The Holdout Departs
The Securities and Exchange Commission’s aggressive enforcement era faces a mathematical deadline. Commissioner Caroline Crenshaw, a reliable vote for Chair Gary Gensler’s crypto crackdown, officially announced her departure in a statement Friday. Her exit effectively hands the agency a Republican majority, dismantling the Democratic voting bloc that authorized years of litigation against major exchanges.
Markets reacted immediately to the shift in regulatory calculus. Major digital assets rallied as traders priced in a freeze on new enforcement actions. The departure extinguishes the 3-2 split that allowed the agency to pursue ”regulation by enforcement” unchecked.
The 3-2 Flip
Crenshaw’s tenure was defined by her dissent.
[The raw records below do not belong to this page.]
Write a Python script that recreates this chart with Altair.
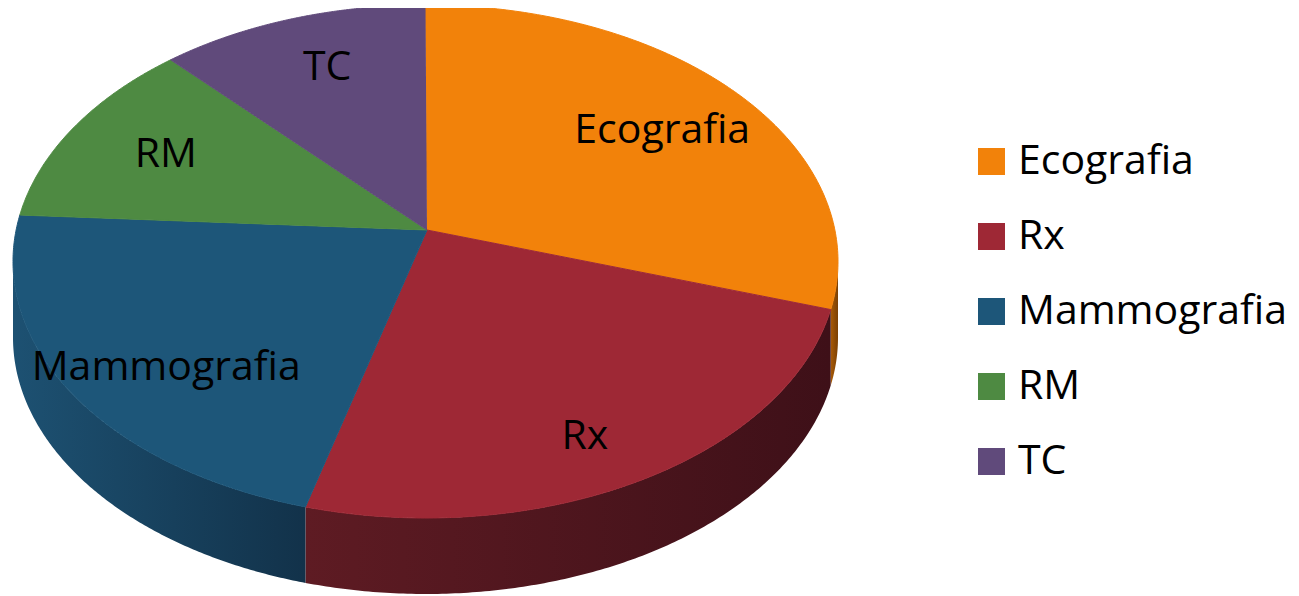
import altair as alt
import pandas as pd

# ---- data ----
categories = ["Ecografia", "Rx", "Mammografia", "RM", "TC"]
values = [28, 26.7, 23.2, 11.5, 10.6]
top_colors = ["#F2820A", "#9E2835", "#1D5679", "#4E8A42", "#604A7B"]
wall_left = ["#A85A07", "#5E1B23", "#1D5172", "#33592B", "#3F3052"]
wall_right = ["#7A4004", "#3E1018", "#12324A", "#2A4A23", "#33283F"]

# ---- geometry of the tilted pie (pixels of the page) ----
W, H = 1283, 588
OX, OY = 8, 8
CX, CY, RX, RY = 425.5, 261.5, 412.5, 256.5
AX, AY = 427, 230
DEPTH = 76
N = 160

df = pd.DataFrame({"cat": categories, "value": values, "idx": list(range(len(categories)))})

xs = alt.Scale(domain=[OX, OX + W], nice=False, zero=False)
ys = alt.Scale(domain=[OY, OY + H], nice=False, zero=False, reverse=True)
color_scale = alt.Scale(domain=categories, range=top_colors)

base = (
    alt.Chart(df)
    .transform_joinaggregate(total="sum(value)")
    .transform_window(cum="sum(value)", sort=[alt.SortField("idx")], frame=[None, 0])
    .transform_calculate(
        a1="(datum.cum - datum.value) / datum.total * 2 * PI",
        a2="datum.cum / datum.total * 2 * PI",
    )
)

# side walls (visible front half)
walls = []
for c, cl, cr in zip(categories, wall_left, wall_right):
    w = (
        base.transform_filter(f"datum.cat == '{c}'")
        .transform_calculate(w1="max(datum.a1, PI / 2)", w2="min(datum.a2, 3 * PI / 2)")
        .transform_filter("datum.w2 > datum.w1")
        .transform_calculate(pts=f"sequence(0, {2 * N + 2})")
        .transform_flatten(["pts"], as_=["i"])
        .transform_calculate(
            j=f"datum.i <= {N} ? datum.i : {2 * N + 1} - datum.i",
        )
        .transform_calculate(
            t=f"datum.w1 + (datum.w2 - datum.w1) * datum.j / {N}",
        )
        .transform_calculate(
            px=f"{CX} + {RX} * sin(datum.t)",
            py=f"{CY} - {RY} * cos(datum.t) + (datum.i > {N} ? {DEPTH} : 0)",
        )
        .mark_line(
            filled=True,
            fill=alt.Gradient(
                gradient="linear",
                stops=[alt.GradientStop(color=cl, offset=0), alt.GradientStop(color=cr, offset=1)],
                x1=0, x2=1, y1=0, y2=0,
            ),
            strokeWidth=0,
        )
        .encode(
            x=alt.X("px:Q", scale=xs, axis=None),
            y=alt.Y("py:Q", scale=ys, axis=None),
            order="i:Q",
        )
    )
    walls.append(w)

# top face
top = (
    base.transform_calculate(pts=f"sequence(0, {N + 2})")
    .transform_flatten(["pts"], as_=["i"])
    .transform_calculate(t=f"datum.a1 + (datum.a2 - datum.a1) * (datum.i - 1) / {N}")
    .transform_calculate(
        px=f"datum.i == 0 ? {AX} : {CX} + {RX} * sin(datum.t)",
        py=f"datum.i == 0 ? {AY} : {CY} - {RY} * cos(datum.t)",
    )
    .mark_line(filled=True, strokeWidth=1, opacity=1)
    .encode(
        x=alt.X("px:Q", scale=xs, axis=None),
        y=alt.Y("py:Q", scale=ys, axis=None),
        order="i:Q",
        color=alt.Color(
            "cat:N",
            scale=color_scale,
            sort=categories,
            legend=alt.Legend(
                title=None,
                orient="none",
                legendX=963,
                legendY=133,
                symbolType="square",
                symbolSize=729,
                symbolStrokeWidth=0,
                symbolOpacity=1,
                labelFont="Open Sans",
                labelFontSize=41,
                labelColor="black",
                labelOffset=6,
                rowPadding=33,
                labelLimit=400,
            ),
        ),
        stroke=alt.Stroke("cat:N", scale=color_scale, sort=categories, legend=None),
    )
)

labels = (
    base.transform_calculate(m="(datum.a1 + datum.a2) / 2")
    .transform_calculate(
        lx=f"{AX} + 0.74 * {RX} * sin(datum.m)",
        ly=f"{CY} - 0.8 * {RY} * cos(datum.m)",
    )
    .mark_text(font="Open Sans", fontSize=41, color="black", align="center", baseline="middle")
    .encode(
        x=alt.X("lx:Q", scale=xs, axis=None),
        y=alt.Y("ly:Q", scale=ys, axis=None),
        text="cat:N",
    )
)

chart = (
    alt.layer(*walls, top, labels)
    .properties(width=W, height=H, padding=0, autosize=alt.AutoSizeParams(type="none"))
    .configure_view(stroke=None)
)

chart.save("out.html", embed_options={"renderer": "svg", "actions": False})
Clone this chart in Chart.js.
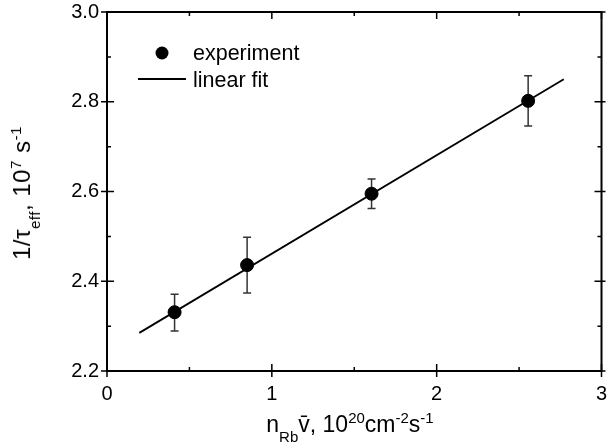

While the industry lobbied for clarity, she consistently argued that existing securities laws were sufficient, famously warning that deregulation invited “significant market contagion.” Her departure leaves the Commission with a Republican tilt likely to favor the innovation-first approach advocated by Commissioners Hester Peirce and Mark Uyeda.
The departure removes the primary roadblock to a revamped regulatory framework, signaling a potential end to the agency’s litigation-first strategy.
Institutional Impact
This is a structural break for the agency. With a Republican majority, the SEC is expected to pivot from litigation to rulemaking, a demand long voiced by institutional players like BlackRock and Fidelity. Pending investigations may face immediate review, and the threshold for authorizing new lawsuits just rose significantly. The path is now clear for a policy reset.